NEW YORK, FEB. 21, 2011 (Zenit.org).- Dr. Bernard Nathanson, the obstetrician and leading pro-abortion advocate who changed his views on abortion and later converted to Catholicism, died today at the age of 84.

Once a leader of the pro-abortion movement, Nathanson was a keynote speaker at the First National Conference on Abortion Laws in 1969, and that same year he was a founding member of the National Association for the Repeal of Abortion Laws, which is now known as NARAL Pro-Choice America.

Nathanson estimated that he was responsible for some 75,000 abortions — he personally performed some 5,000 procedures, including one of his own son on a pregnant girlfriend — before changing his views on abortion in the 1970s.

He wrote in his autobiography that the development of ultrasound technology, which enabled him to see images of unborn babies, influenced his change of heart. He soon became an avid pro-life activist, famously stating that abortion is “the most atrocious holocaust in the history of the United States.”

He made two influential documentaries on abortion: “The Silent Scream” (1984) and “Eclipse of Reason” (1987).  He wrote “Aborting America” in 1979, the year he performed his last abortion, and published his autobiography in 1996, titled “The Hand of God: A Journey From Dath to Life by the Abortion Doctor Who Changed His Mind.”
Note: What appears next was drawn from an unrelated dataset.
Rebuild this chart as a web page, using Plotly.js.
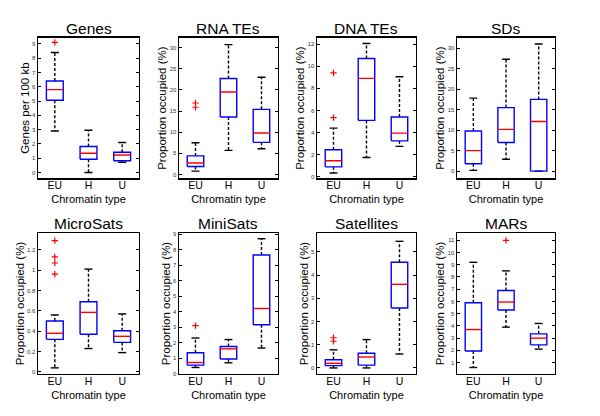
<!DOCTYPE html>
<html>
<head>
<meta charset="utf-8">
<script src="https://cdn.plot.ly/plotly-3.0.1.min.js"></script>
<style>html,body{margin:0;padding:0;background:#fff;}#chart{width:600px;height:416px;}</style>
</head>
<body>
<div id="chart"></div>
<script>
// ---- Data ----
const categories = ['EU', 'H', 'U'];
const panelTitles = ['Genes', 'RNA TEs', 'DNA TEs', 'SDs', 'MicroSats', 'MiniSats', 'Satellites', 'MARs'];
const yTitles = ['Genes per 100 kb', 'Proportion occupied (%)', 'Proportion occupied (%)', 'Proportion occupied (%)',
                 'Proportion occupied (%)', 'Proportion occupied (%)', 'Proportion occupied (%)', 'Proportion occupied (%)'];
const xTitle = 'Chromatin type';

// per panel: [EU, H, U]
const lowerWhisker = [[2.9, 0.0, 0.72], [0.8, 5.7, 6.1], [0.35, 1.75, 2.75], [0.2, 2.9, 0.0],
                      [0.04, 0.23, 0.19], [0.4, 0.7, 1.65], [0.0, 0.0, 0.6], [0.6, 3.9, 2.1]];
const quartile1 = [[5.05, 0.92, 0.82], [1.9, 13.6, 7.6], [0.9, 5.1, 3.25], [1.8, 7.0, 0.0],
                   [0.32, 0.37, 0.29], [0.55, 0.95, 3.15], [0.1, 0.12, 2.58], [1.95, 5.3, 2.45]];
const medians = [[5.8, 1.35, 1.22], [2.7, 19.5, 9.8], [1.45, 8.9, 3.95], [5.0, 10.2, 12.1],
                 [0.38, 0.585, 0.35], [0.72, 1.6, 4.2], [0.2, 0.47, 3.6], [3.7, 5.95, 3.0]];
const quartile3 = [[6.4, 1.82, 1.42], [4.4, 22.7, 15.4], [2.45, 10.7, 5.4], [9.8, 15.5, 17.5],
                   [0.50, 0.69, 0.405], [1.35, 1.75, 7.65], [0.35, 0.63, 4.55], [5.9, 6.9, 3.35]];
const upperWhisker = [[8.4, 2.95, 2.1], [7.5, 30.7, 23.0], [4.4, 12.05, 9.05], [17.8, 27.3, 31.0],
                      [0.56, 1.01, 0.57], [2.3, 2.2, 8.7], [0.78, 1.22, 5.45], [9.2, 8.5, 4.2]];
const outliers = [[[9.1], [], []], [[15.9, 16.9], [], []], [[5.35, 9.4], [], []], [[], [], []],
                  [[0.96, 1.07, 1.13, 1.29], [], []], [[3.1], [], []], [[1.15, 1.3], [], []], [[], [11.0], []]];
const yTickValues = [[0,1,2,3,4,5,6,7,8,9], [0,5,10,15,20,25,30], [0,2,4,6,8,10,12], [0,5,10,15,20,25,30],
                     [0,0.2,0.4,0.6,0.8,1,1.2], [0,1,2,3,4,5,6,7,8,9], [0,1,2,3,4,5], [1,2,3,4,5,6,7,8,9,10,11]];

// ---- Layout / style ----
const yRanges = [[-0.42, 9.42], [-0.94, 32.3], [-0.15, 12.56], [-1.78, 32.5],
                 [-0.02, 1.365], [-0.02, 9.07], [-0.26, 5.81], [0.07, 11.6]];
const colDomains = [[0.0633, 0.2317], [0.2983, 0.4633], [0.5283, 0.6933], [0.7617, 0.925]];
const rowDomains = [[0.571, 0.909], [0.101, 0.440]];
const boxHalf = 0.25, capHalf = 0.12;
const FONT = 'Liberation Sans, Arial, Helvetica, sans-serif';

const traces = [];
const layout = {
  width: 600, height: 416, margin: {l: 0, r: 0, t: 0, b: 0},
  paper_bgcolor: '#fff', plot_bgcolor: '#fff', showlegend: false,
  font: {family: FONT, color: '#000'},
  annotations: []
};

panelTitles.forEach((title, p) => {
  const n = p + 1;
  const xa = 'x' + (n === 1 ? '' : n), ya = 'y' + (n === 1 ? '' : n);
  const col = p % 4, row = Math.floor(p / 4);
  const wx = [], wy = [], cx = [], cy = [], bx = [], by = [], mx = [], my = [], ox = [], oy = [];
  categories.forEach((c, j) => {
    const x = j + 1;
    wx.push(x, x, null, x, x, null);
    wy.push(quartile3[p][j], upperWhisker[p][j], null, quartile1[p][j], lowerWhisker[p][j], null);
    cx.push(x - capHalf, x + capHalf, null, x - capHalf, x + capHalf, null);
    cy.push(upperWhisker[p][j], upperWhisker[p][j], null, lowerWhisker[p][j], lowerWhisker[p][j], null);
    bx.push(x - boxHalf, x + boxHalf, x + boxHalf, x - boxHalf, x - boxHalf, null);
    by.push(quartile1[p][j], quartile1[p][j], quartile3[p][j], quartile3[p][j], quartile1[p][j], null);
    mx.push(x - boxHalf, x + boxHalf, null);
    my.push(medians[p][j], medians[p][j], null);
    outliers[p][j].forEach(v => { ox.push(x); oy.push(v); });
  });
  const common = {type: 'scatter', xaxis: xa, yaxis: ya, hoverinfo: 'skip', cliponaxis: false};
  traces.push(Object.assign({}, common, {x: wx, y: wy, mode: 'lines', line: {color: '#000', width: 1.4, dash: '3px,2px'}}));
  traces.push(Object.assign({}, common, {x: cx, y: cy, mode: 'lines', line: {color: '#000', width: 1.4}}));
  traces.push(Object.assign({}, common, {x: bx, y: by, mode: 'lines', line: {color: '#0000ff', width: 1.4}}));
  traces.push(Object.assign({}, common, {x: mx, y: my, mode: 'lines', line: {color: '#ff0000', width: 1.4}}));
  traces.push(Object.assign({}, common, {x: ox, y: oy, mode: 'markers',
    marker: {symbol: 'cross-thin', size: 4.5, color: '#ff0000', line: {color: '#ff0000', width: 1.2}}}));

  layout['xaxis' + (n === 1 ? '' : n)] = {
    domain: colDomains[col], anchor: ya, range: [0.5, 3.5],
    tickvals: [1, 2, 3], ticktext: categories, ticks: '', ticklen: 0, ticklabelstandoff: -3,
    showgrid: false, zeroline: false,
    showline: true, mirror: true, linecolor: '#000', linewidth: 1.4,
    tickfont: {family: FONT, size: 10.5, color: '#000'},
    title: {text: xTitle, font: {family: FONT, size: 11, color: '#000'}, standoff: 5},
    automargin: false
  };
  layout['yaxis' + (n === 1 ? '' : n)] = {
    domain: rowDomains[row], anchor: xa, range: yRanges[p],
    tickvals: yTickValues[p], ticks: 'inside', ticklen: 3, tickcolor: '#000',
    showgrid: false, zeroline: false,
    showline: true, mirror: 'ticks', linecolor: '#000', linewidth: 1.4,
    tickfont: {family: FONT, size: 6, color: '#333'},
    title: {text: yTitles[p], font: {family: FONT, size: 11.5, color: '#000'}, standoff: 0},
    automargin: false
  };
  layout.annotations.push({
    text: title, xref: 'paper', yref: 'paper',
    x: (colDomains[col][0] + colDomains[col][1]) / 2, y: rowDomains[row][1],
    xanchor: 'center', yanchor: 'bottom', yshift: -1, showarrow: false,
    font: {family: FONT, size: 15.5, color: '#000'}
  });
});

Plotly.newPlot('chart', traces, layout, {staticPlot: true, displayModeBar: false});
</script>
</body>
</html>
Nathanson described himself as a Jewish atheist, and he converted to Catholicism in 1996, with the aid of Opus Dei priest Father C. John McCloskey.  He was baptized that year by Cardinal John O’Connor in St. Patrick’s Cathedral in New York on the feast of the Immaculate Conception.

“Nathanson was a bellwether figure in the pro-life movement,” Father McCloskey told ZENIT. “His conscience  led him, a brilliant atheist Jew and medical doctor, to acknowledge the evidence that scientifically shows that the the unborn child is such from conception, and its life must be protected from conception until a natural death.”

“In parallel fashion,” he added, “after many years of investigation he received the gift of the Catholic faith.”

Those present for the baptism included the now deceased Father Richard Neuhaus, Father Paul Marx and Msgr. William Smith. His godmother was the pro-life activist Joan Andrews-Bell.

“Nathanson dedicated the rest of his life to traveling tirelessly through the world to spread the pro-life message in writing and speech,” said Father McCloskey. “I believe his double conversion will be looked back to as a turning point in the struggle that will lead to a definitive end to abortion in the United States, and we hope, the world.”

Nathanson is survived by his wife, Christine, and a son.